---------- Exercise data ----------

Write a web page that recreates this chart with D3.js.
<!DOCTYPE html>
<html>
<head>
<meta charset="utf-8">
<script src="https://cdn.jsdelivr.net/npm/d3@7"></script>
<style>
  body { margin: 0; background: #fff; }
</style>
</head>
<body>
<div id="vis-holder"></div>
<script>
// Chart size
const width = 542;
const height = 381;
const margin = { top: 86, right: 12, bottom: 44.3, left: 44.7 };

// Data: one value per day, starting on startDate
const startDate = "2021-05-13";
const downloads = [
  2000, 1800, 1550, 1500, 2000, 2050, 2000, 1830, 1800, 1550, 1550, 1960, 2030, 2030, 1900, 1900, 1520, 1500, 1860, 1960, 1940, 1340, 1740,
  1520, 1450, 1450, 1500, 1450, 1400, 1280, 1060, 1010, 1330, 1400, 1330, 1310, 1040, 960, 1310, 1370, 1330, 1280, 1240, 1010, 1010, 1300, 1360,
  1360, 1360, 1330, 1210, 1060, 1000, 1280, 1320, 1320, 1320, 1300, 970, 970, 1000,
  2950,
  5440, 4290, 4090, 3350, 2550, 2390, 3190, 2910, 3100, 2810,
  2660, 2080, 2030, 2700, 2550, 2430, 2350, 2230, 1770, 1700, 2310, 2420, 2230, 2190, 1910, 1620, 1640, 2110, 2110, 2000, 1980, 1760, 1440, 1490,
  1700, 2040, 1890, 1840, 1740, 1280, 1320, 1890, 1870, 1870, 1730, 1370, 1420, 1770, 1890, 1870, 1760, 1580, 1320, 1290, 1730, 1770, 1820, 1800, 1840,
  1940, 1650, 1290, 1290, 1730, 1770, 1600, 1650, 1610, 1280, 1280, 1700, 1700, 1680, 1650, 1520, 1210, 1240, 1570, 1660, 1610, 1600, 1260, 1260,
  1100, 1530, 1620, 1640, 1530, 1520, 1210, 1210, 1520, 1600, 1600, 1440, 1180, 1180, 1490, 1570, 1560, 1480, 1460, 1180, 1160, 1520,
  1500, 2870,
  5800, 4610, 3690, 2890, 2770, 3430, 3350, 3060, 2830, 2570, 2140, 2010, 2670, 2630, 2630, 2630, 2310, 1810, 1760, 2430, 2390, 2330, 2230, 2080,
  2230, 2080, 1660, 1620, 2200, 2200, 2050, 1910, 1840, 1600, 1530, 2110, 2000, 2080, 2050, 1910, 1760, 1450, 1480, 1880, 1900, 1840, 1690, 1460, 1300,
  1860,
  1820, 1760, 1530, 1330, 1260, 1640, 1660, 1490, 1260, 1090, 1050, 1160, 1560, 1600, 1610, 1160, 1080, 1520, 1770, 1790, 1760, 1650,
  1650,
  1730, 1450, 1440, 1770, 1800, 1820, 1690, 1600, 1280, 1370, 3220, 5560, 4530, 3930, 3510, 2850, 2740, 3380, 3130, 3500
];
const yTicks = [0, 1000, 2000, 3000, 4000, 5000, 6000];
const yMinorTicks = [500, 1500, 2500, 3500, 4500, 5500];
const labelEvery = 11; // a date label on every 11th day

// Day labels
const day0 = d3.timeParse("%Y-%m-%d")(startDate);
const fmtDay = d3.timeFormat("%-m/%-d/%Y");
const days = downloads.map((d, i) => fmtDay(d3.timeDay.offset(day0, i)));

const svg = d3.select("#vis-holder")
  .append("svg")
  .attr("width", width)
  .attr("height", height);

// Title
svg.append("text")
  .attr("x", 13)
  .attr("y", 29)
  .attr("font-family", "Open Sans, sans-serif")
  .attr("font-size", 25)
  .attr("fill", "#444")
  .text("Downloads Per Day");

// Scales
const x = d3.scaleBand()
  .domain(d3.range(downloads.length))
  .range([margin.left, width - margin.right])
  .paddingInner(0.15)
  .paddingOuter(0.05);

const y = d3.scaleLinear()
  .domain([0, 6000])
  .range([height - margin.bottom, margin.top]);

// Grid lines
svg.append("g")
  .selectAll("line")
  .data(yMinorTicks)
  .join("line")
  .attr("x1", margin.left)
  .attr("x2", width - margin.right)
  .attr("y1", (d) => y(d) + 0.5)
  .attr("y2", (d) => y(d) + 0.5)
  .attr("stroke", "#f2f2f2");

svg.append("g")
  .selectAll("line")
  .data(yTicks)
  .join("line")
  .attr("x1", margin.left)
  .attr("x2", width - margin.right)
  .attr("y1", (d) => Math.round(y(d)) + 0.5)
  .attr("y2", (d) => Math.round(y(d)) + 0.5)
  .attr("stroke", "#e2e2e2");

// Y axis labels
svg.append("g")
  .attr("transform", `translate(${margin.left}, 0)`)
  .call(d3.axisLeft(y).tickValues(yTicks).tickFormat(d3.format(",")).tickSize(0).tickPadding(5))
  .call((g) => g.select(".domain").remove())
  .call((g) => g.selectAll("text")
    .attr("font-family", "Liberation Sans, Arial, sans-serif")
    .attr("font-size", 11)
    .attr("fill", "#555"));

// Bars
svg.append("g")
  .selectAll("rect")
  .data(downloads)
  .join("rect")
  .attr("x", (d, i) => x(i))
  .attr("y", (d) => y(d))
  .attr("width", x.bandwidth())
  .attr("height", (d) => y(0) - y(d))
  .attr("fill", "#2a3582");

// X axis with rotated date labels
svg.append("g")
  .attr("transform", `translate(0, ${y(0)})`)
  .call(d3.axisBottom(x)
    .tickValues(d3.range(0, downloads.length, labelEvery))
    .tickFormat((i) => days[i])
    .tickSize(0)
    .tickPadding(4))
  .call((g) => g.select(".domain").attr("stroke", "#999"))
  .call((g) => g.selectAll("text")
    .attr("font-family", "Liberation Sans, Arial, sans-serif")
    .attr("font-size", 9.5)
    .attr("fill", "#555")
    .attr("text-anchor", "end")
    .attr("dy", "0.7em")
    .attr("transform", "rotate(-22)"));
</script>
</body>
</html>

----------
---------- Exercise data ----------

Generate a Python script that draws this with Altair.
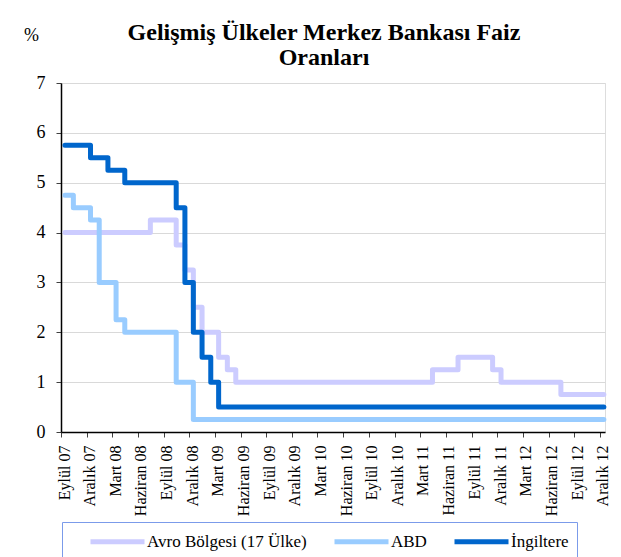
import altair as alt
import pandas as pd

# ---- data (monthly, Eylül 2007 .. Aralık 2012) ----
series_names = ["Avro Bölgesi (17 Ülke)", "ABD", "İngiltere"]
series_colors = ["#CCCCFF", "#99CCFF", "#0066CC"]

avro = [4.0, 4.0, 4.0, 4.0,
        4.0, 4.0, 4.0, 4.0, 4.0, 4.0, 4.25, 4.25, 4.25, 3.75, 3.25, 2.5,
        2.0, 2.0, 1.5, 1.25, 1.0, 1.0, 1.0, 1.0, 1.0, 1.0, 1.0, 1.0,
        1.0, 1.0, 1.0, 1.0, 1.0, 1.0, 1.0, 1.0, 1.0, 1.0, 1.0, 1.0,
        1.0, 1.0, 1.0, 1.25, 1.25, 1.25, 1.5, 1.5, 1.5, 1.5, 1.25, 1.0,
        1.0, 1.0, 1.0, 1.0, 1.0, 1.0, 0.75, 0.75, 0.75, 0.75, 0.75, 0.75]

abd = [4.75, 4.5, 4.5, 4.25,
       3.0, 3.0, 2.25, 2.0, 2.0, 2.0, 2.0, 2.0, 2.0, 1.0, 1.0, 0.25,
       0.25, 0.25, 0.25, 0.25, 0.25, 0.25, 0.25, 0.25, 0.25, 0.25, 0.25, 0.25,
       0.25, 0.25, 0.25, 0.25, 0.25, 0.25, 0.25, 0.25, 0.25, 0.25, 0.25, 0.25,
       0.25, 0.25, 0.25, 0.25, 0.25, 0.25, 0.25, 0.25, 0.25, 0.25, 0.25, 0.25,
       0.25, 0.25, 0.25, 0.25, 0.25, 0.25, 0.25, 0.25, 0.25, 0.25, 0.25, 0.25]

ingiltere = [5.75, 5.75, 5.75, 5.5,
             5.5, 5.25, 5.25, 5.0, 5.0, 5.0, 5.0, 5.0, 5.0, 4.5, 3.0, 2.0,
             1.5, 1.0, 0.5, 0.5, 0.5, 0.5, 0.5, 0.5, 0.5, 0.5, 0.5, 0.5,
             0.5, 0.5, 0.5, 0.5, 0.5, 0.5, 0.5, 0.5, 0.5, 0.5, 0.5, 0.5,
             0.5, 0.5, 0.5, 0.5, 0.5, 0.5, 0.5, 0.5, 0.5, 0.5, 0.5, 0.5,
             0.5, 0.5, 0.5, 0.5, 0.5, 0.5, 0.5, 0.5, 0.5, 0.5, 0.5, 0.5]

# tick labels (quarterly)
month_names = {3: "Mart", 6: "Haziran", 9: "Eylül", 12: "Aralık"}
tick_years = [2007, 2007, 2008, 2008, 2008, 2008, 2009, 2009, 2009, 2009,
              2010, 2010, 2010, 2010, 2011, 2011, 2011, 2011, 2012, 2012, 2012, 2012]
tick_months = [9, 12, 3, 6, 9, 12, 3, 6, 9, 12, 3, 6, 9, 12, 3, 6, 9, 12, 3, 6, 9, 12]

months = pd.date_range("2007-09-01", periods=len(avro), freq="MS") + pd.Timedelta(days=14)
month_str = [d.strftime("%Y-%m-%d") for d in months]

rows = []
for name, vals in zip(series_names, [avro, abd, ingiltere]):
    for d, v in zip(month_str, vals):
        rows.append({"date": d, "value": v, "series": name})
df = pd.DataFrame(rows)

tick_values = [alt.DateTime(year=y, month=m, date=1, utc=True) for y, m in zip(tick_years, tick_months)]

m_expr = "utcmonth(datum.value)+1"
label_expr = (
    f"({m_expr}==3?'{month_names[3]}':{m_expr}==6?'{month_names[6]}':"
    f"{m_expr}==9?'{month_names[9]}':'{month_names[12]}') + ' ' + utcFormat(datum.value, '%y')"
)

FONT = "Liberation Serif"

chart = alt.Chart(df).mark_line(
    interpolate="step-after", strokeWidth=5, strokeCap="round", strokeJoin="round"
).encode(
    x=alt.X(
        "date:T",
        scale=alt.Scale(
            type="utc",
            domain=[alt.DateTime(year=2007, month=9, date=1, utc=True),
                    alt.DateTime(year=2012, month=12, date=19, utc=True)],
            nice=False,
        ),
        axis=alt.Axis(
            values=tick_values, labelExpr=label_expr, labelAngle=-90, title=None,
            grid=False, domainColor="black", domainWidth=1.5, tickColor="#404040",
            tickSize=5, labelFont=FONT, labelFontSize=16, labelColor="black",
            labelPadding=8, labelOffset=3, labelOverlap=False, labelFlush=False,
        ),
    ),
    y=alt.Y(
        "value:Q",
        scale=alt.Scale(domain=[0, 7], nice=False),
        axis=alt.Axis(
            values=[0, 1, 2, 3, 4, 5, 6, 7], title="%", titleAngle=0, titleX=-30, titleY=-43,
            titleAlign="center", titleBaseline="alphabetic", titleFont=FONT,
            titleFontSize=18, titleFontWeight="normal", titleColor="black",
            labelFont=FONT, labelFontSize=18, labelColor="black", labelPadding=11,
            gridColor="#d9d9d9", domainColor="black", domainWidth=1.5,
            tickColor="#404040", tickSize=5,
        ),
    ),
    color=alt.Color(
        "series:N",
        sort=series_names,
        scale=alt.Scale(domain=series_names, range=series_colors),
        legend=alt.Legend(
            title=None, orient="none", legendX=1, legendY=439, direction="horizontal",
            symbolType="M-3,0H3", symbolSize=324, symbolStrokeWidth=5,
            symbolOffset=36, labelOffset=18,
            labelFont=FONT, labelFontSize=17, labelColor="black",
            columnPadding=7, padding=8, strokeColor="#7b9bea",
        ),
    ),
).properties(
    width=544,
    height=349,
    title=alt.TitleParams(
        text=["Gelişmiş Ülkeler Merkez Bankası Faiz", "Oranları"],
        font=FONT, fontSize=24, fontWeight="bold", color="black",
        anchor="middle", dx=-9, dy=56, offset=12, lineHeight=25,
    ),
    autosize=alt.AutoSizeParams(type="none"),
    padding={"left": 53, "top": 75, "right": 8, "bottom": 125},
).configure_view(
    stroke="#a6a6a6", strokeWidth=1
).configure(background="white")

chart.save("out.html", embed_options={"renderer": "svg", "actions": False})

----------

Task prompt - Of the lines above, copy only those from the one holding "Generate a Python" to the one holding "0.25, 0.25, 0.25]", both included, and exclude every image.

Task output -
Generate a Python script that draws this with Altair.
import altair as alt
import pandas as pd

# ---- data (monthly, Eylül 2007 .. Aralık 2012) ----
series_names = ["Avro Bölgesi (17 Ülke)", "ABD", "İngiltere"]
series_colors = ["#CCCCFF", "#99CCFF", "#0066CC"]

avro = [4.0, 4.0, 4.0, 4.0,
        4.0, 4.0, 4.0, 4.0, 4.0, 4.0, 4.25, 4.25, 4.25, 3.75, 3.25, 2.5,
        2.0, 2.0, 1.5, 1.25, 1.0, 1.0, 1.0, 1.0, 1.0, 1.0, 1.0, 1.0,
        1.0, 1.0, 1.0, 1.0, 1.0, 1.0, 1.0, 1.0, 1.0, 1.0, 1.0, 1.0,
        1.0, 1.0, 1.0, 1.25, 1.25, 1.25, 1.5, 1.5, 1.5, 1.5, 1.25, 1.0,
        1.0, 1.0, 1.0, 1.0, 1.0, 1.0, 0.75, 0.75, 0.75, 0.75, 0.75, 0.75]

abd = [4.75, 4.5, 4.5, 4.25,
       3.0, 3.0, 2.25, 2.0, 2.0, 2.0, 2.0, 2.0, 2.0, 1.0, 1.0, 0.25,
       0.25, 0.25, 0.25, 0.25, 0.25, 0.25, 0.25, 0.25, 0.25, 0.25, 0.25, 0.25,
       0.25, 0.25, 0.25, 0.25, 0.25, 0.25, 0.25, 0.25, 0.25, 0.25, 0.25, 0.25,
       0.25, 0.25, 0.25, 0.25, 0.25, 0.25, 0.25, 0.25, 0.25, 0.25, 0.25, 0.25,
       0.25, 0.25, 0.25, 0.25, 0.25, 0.25, 0.25, 0.25, 0.25, 0.25, 0.25, 0.25]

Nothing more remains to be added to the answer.